The focus of spending is directed toward productive sectors, such as infrastructure, health, and education, rather than consumer subsidies.

Refinement of the Subsidy Target

Subsidy will use a data system by name by address. With this mechanism, aid is more targeted to the poor.

Expansion of the tax base

The government is promoting tax compliance, digitalization, and expanding VAT to sectors that have not yet been tapped.

Creative financing

Instruments such as the Sovereign Wealth Fund (INA), Public-Private Partnerships (PPP), and green financing are used to support development without burdening the national budget.

Implications for the Business World

Limited fiscal space brings significant consequences for the business world. Companies that have long depended on subsidies must start preparing an alternative strategy to survive.
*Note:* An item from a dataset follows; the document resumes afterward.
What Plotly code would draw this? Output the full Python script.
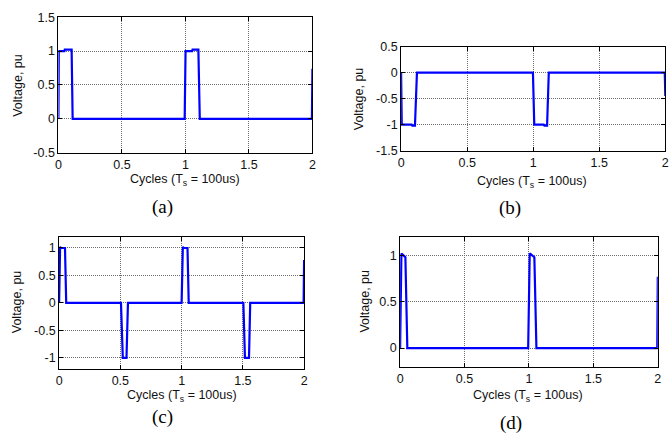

Meanwhile, SMEs are required to be more adaptive. On the other hand, certain sectors still have the potential to grow because they remain a government priority.

Subsidy-Dependent Company

Industries that rely on energy subsidies, fertilizers, or low-interest loans must seek mitigation strategies, including cost efficiency.

MSMEs must be adaptive

MSMEs need to seek financing alternatives from banks, fintechs, or non-bank institutions. Business efficiency and innovation have become important steps to survive amid subsidy limitations.

Relatively Safe Sector

The digital, food, and logistics sectors remain government priorities. Companies in this sector are relatively more protected from subsidy cuts.

Limited fiscal space in 2025 will become a major challenge for the government, society, and the business world. Subsidies will become more selective, while the budget is directed toward more productive sectors.

However, these limitations can also become momentum for fiscal reform. With an efficiency strategy and creative financing, the government can maintain the stability of the national budget while ensuring that development continues.